*Written problem:* Print the entries that appear below, exactly as written and without their pictures.

** start Extracted entries **

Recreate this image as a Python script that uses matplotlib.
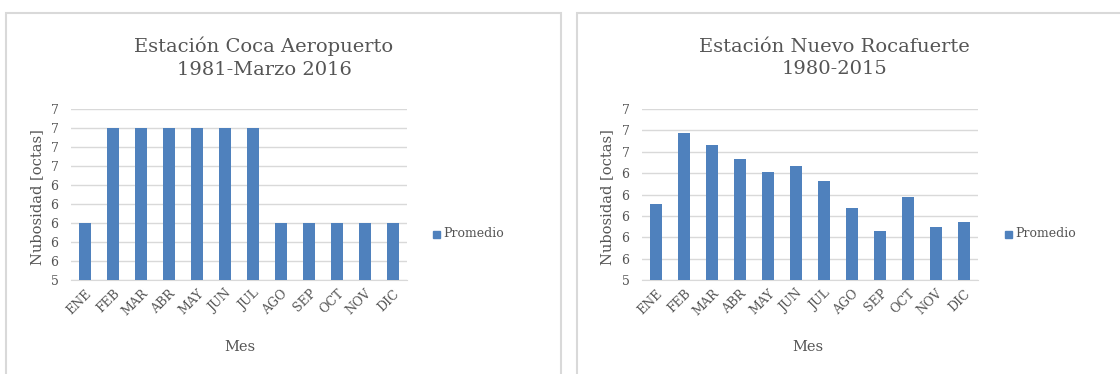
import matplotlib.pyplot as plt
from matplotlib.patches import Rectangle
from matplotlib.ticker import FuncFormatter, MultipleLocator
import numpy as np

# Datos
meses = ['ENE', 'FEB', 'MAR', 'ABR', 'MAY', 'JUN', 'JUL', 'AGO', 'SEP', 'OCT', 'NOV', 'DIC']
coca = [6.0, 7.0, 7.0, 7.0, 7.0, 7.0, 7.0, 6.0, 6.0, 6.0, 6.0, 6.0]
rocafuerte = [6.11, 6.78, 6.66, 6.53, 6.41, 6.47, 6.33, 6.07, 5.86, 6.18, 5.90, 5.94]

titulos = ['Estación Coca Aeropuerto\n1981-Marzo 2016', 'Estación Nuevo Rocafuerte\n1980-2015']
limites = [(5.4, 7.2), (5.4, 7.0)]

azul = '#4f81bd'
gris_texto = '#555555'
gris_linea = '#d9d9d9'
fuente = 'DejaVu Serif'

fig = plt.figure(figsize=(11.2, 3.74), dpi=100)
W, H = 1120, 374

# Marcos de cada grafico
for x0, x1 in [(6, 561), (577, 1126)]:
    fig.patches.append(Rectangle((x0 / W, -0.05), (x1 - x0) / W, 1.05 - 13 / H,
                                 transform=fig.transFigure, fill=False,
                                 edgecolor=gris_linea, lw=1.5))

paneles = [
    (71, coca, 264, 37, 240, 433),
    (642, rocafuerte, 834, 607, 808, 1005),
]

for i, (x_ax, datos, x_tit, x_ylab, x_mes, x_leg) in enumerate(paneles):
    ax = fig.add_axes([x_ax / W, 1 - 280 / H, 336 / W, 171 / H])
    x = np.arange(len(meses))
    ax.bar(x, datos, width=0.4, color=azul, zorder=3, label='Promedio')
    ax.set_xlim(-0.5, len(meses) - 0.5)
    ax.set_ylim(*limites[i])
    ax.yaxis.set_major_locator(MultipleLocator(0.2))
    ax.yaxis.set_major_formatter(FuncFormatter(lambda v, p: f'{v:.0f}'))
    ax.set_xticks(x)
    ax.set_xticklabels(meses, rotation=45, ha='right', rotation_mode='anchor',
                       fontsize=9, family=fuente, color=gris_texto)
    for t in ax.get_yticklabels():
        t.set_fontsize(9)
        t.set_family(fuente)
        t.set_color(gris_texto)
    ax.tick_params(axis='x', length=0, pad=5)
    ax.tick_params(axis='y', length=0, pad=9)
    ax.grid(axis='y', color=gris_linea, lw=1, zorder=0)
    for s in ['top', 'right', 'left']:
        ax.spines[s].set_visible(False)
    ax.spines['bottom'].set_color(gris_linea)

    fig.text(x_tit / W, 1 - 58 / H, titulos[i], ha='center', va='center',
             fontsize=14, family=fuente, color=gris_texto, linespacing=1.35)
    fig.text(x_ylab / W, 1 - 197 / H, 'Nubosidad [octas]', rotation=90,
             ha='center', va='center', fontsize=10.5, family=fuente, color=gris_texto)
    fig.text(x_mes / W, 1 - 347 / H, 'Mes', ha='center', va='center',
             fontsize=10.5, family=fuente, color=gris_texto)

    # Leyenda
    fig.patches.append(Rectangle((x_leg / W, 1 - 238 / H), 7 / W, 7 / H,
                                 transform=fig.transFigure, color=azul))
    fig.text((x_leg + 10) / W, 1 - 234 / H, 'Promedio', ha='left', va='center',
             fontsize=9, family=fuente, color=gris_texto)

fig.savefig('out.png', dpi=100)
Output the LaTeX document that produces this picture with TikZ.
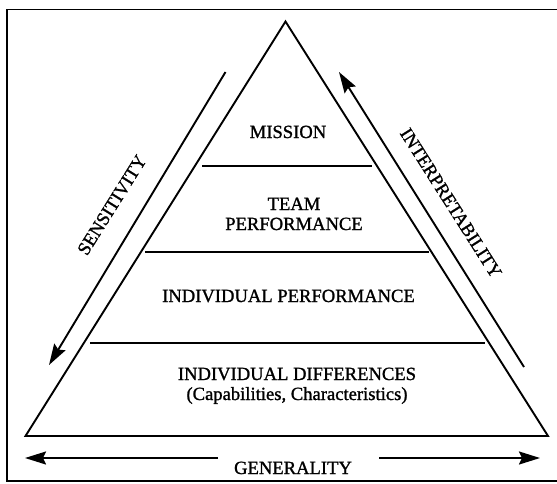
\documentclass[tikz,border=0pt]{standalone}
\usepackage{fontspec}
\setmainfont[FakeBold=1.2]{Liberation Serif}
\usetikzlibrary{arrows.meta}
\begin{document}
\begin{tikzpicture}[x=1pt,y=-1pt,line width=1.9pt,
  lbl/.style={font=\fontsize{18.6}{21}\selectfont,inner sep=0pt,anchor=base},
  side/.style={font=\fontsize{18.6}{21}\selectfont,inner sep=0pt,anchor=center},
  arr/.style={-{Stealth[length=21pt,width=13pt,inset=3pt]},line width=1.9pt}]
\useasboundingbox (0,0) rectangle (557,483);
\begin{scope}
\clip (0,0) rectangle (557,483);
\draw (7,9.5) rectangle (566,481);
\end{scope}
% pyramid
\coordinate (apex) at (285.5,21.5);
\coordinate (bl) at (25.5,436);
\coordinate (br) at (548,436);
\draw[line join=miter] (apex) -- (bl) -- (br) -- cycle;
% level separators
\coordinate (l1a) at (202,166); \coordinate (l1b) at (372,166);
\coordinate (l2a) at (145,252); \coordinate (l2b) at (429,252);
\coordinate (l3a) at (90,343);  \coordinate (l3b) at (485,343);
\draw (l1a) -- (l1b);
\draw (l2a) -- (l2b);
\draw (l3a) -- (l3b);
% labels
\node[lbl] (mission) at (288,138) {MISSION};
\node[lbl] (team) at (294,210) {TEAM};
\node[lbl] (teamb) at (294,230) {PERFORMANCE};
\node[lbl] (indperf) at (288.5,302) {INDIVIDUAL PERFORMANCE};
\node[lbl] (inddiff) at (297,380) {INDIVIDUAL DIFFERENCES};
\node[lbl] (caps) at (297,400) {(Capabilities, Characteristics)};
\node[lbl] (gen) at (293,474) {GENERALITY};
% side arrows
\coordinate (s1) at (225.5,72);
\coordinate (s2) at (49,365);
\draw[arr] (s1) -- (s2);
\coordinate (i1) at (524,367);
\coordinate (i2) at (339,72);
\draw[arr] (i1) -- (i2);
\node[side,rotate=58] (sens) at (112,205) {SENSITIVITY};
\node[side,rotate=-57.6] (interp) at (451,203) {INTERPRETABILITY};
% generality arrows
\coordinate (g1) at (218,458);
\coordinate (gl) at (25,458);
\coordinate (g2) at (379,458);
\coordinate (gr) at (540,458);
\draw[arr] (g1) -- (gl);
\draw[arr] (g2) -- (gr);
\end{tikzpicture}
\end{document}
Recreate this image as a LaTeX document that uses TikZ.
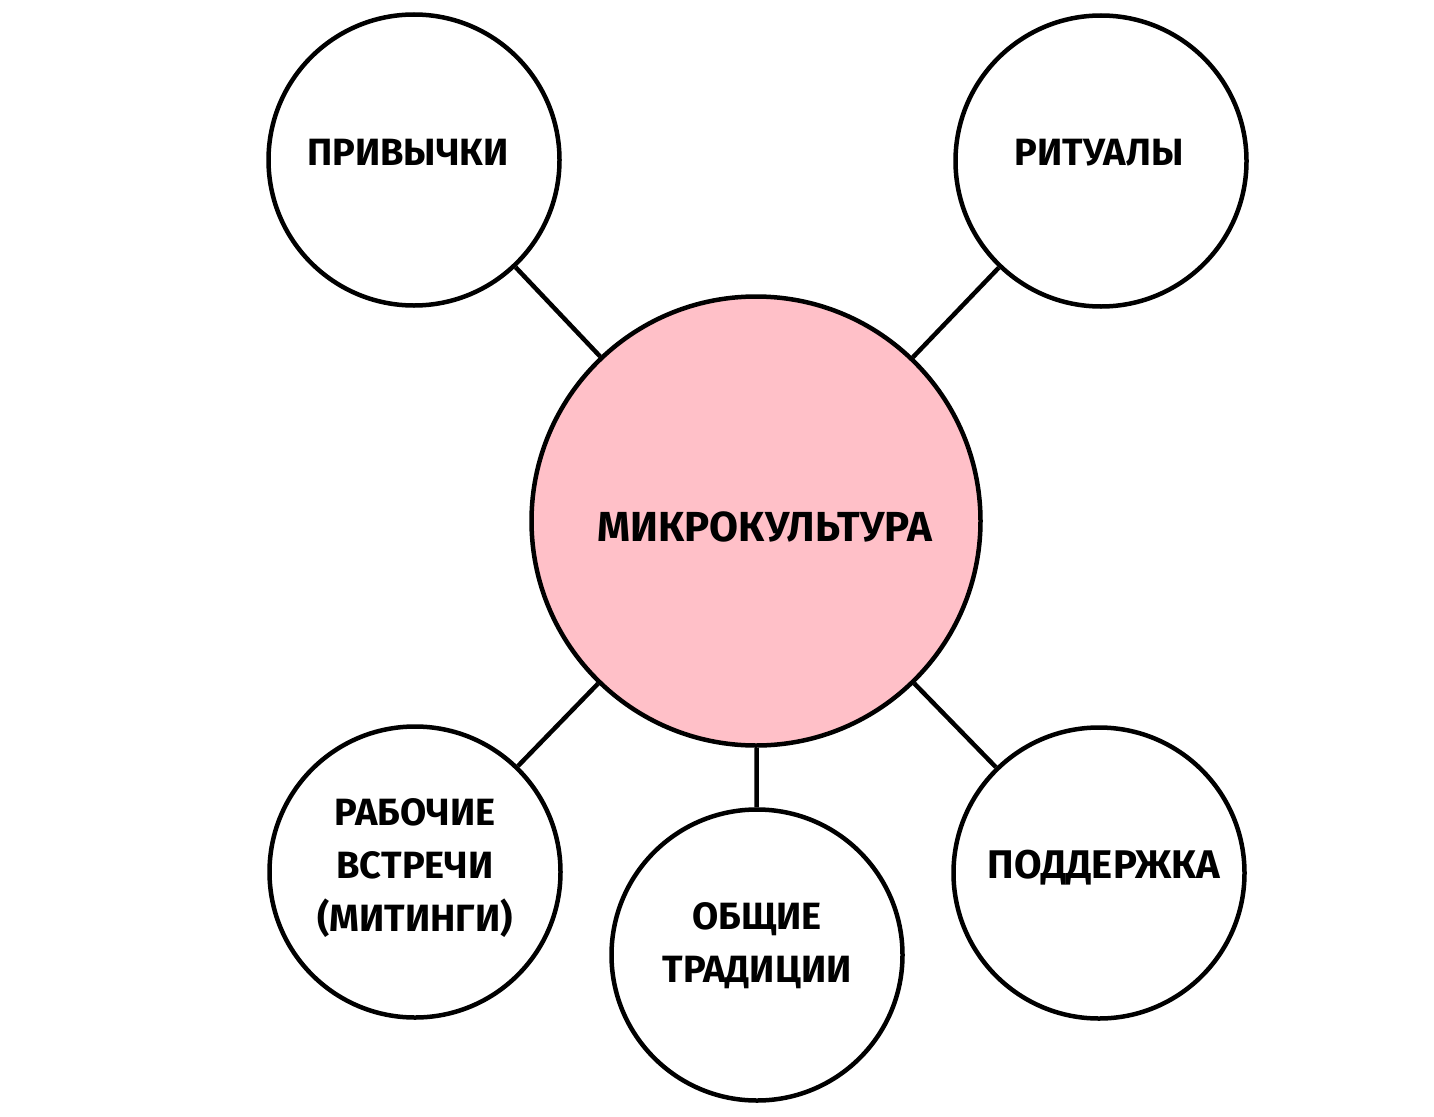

** end Extracted entries **

*Solution to this exercise:*
Recreate this image as a Python script that uses matplotlib.
import matplotlib.pyplot as plt
from matplotlib.patches import Rectangle
from matplotlib.ticker import FuncFormatter, MultipleLocator
import numpy as np

# Datos
meses = ['ENE', 'FEB', 'MAR', 'ABR', 'MAY', 'JUN', 'JUL', 'AGO', 'SEP', 'OCT', 'NOV', 'DIC']
coca = [6.0, 7.0, 7.0, 7.0, 7.0, 7.0, 7.0, 6.0, 6.0, 6.0, 6.0, 6.0]
rocafuerte = [6.11, 6.78, 6.66, 6.53, 6.41, 6.47, 6.33, 6.07, 5.86, 6.18, 5.90, 5.94]

titulos = ['Estación Coca Aeropuerto\n1981-Marzo 2016', 'Estación Nuevo Rocafuerte\n1980-2015']
limites = [(5.4, 7.2), (5.4, 7.0)]

azul = '#4f81bd'
gris_texto = '#555555'
gris_linea = '#d9d9d9'
fuente = 'DejaVu Serif'

fig = plt.figure(figsize=(11.2, 3.74), dpi=100)
W, H = 1120, 374

# Marcos de cada grafico
for x0, x1 in [(6, 561), (577, 1126)]:
    fig.patches.append(Rectangle((x0 / W, -0.05), (x1 - x0) / W, 1.05 - 13 / H,
                                 transform=fig.transFigure, fill=False,
                                 edgecolor=gris_linea, lw=1.5))

paneles = [
    (71, coca, 264, 37, 240, 433),
    (642, rocafuerte, 834, 607, 808, 1005),
]

for i, (x_ax, datos, x_tit, x_ylab, x_mes, x_leg) in enumerate(paneles):
    ax = fig.add_axes([x_ax / W, 1 - 280 / H, 336 / W, 171 / H])
    x = np.arange(len(meses))
    ax.bar(x, datos, width=0.4, color=azul, zorder=3, label='Promedio')
    ax.set_xlim(-0.5, len(meses) - 0.5)
    ax.set_ylim(*limites[i])
    ax.yaxis.set_major_locator(MultipleLocator(0.2))
    ax.yaxis.set_major_formatter(FuncFormatter(lambda v, p: f'{v:.0f}'))
    ax.set_xticks(x)
    ax.set_xticklabels(meses, rotation=45, ha='right', rotation_mode='anchor',
                       fontsize=9, family=fuente, color=gris_texto)
    for t in ax.get_yticklabels():
        t.set_fontsize(9)
        t.set_family(fuente)
        t.set_color(gris_texto)
    ax.tick_params(axis='x', length=0, pad=5)
    ax.tick_params(axis='y', length=0, pad=9)
    ax.grid(axis='y', color=gris_linea, lw=1, zorder=0)
    for s in ['top', 'right', 'left']:
        ax.spines[s].set_visible(False)
    ax.spines['bottom'].set_color(gris_linea)

    fig.text(x_tit / W, 1 - 58 / H, titulos[i], ha='center', va='center',
             fontsize=14, family=fuente, color=gris_texto, linespacing=1.35)
    fig.text(x_ylab / W, 1 - 197 / H, 'Nubosidad [octas]', rotation=90,
             ha='center', va='center', fontsize=10.5, family=fuente, color=gris_texto)
    fig.text(x_mes / W, 1 - 347 / H, 'Mes', ha='center', va='center',
             fontsize=10.5, family=fuente, color=gris_texto)

    # Leyenda
    fig.patches.append(Rectangle((x_leg / W, 1 - 238 / H), 7 / W, 7 / H,
                                 transform=fig.transFigure, color=azul))
    fig.text((x_leg + 10) / W, 1 - 234 / H, 'Promedio', ha='left', va='center',
             fontsize=9, family=fuente, color=gris_texto)

fig.savefig('out.png', dpi=100)
Output the LaTeX document that produces this picture with TikZ.
\documentclass[tikz,border=0pt]{standalone}
\usepackage{fontspec}
\setmainfont[FakeBold=1.2]{Liberation Serif}
\usetikzlibrary{arrows.meta}
\begin{document}
\begin{tikzpicture}[x=1pt,y=-1pt,line width=1.9pt,
  lbl/.style={font=\fontsize{18.6}{21}\selectfont,inner sep=0pt,anchor=base},
  side/.style={font=\fontsize{18.6}{21}\selectfont,inner sep=0pt,anchor=center},
  arr/.style={-{Stealth[length=21pt,width=13pt,inset=3pt]},line width=1.9pt}]
\useasboundingbox (0,0) rectangle (557,483);
\begin{scope}
\clip (0,0) rectangle (557,483);
\draw (7,9.5) rectangle (566,481);
\end{scope}
% pyramid
\coordinate (apex) at (285.5,21.5);
\coordinate (bl) at (25.5,436);
\coordinate (br) at (548,436);
\draw[line join=miter] (apex) -- (bl) -- (br) -- cycle;
% level separators
\coordinate (l1a) at (202,166); \coordinate (l1b) at (372,166);
\coordinate (l2a) at (145,252); \coordinate (l2b) at (429,252);
\coordinate (l3a) at (90,343);  \coordinate (l3b) at (485,343);
\draw (l1a) -- (l1b);
\draw (l2a) -- (l2b);
\draw (l3a) -- (l3b);
% labels
\node[lbl] (mission) at (288,138) {MISSION};
\node[lbl] (team) at (294,210) {TEAM};
\node[lbl] (teamb) at (294,230) {PERFORMANCE};
\node[lbl] (indperf) at (288.5,302) {INDIVIDUAL PERFORMANCE};
\node[lbl] (inddiff) at (297,380) {INDIVIDUAL DIFFERENCES};
\node[lbl] (caps) at (297,400) {(Capabilities, Characteristics)};
\node[lbl] (gen) at (293,474) {GENERALITY};
% side arrows
\coordinate (s1) at (225.5,72);
\coordinate (s2) at (49,365);
\draw[arr] (s1) -- (s2);
\coordinate (i1) at (524,367);
\coordinate (i2) at (339,72);
\draw[arr] (i1) -- (i2);
\node[side,rotate=58] (sens) at (112,205) {SENSITIVITY};
\node[side,rotate=-57.6] (interp) at (451,203) {INTERPRETABILITY};
% generality arrows
\coordinate (g1) at (218,458);
\coordinate (gl) at (25,458);
\coordinate (g2) at (379,458);
\coordinate (gr) at (540,458);
\draw[arr] (g1) -- (gl);
\draw[arr] (g2) -- (gr);
\end{tikzpicture}
\end{document}
Recreate this image as a LaTeX document that uses TikZ.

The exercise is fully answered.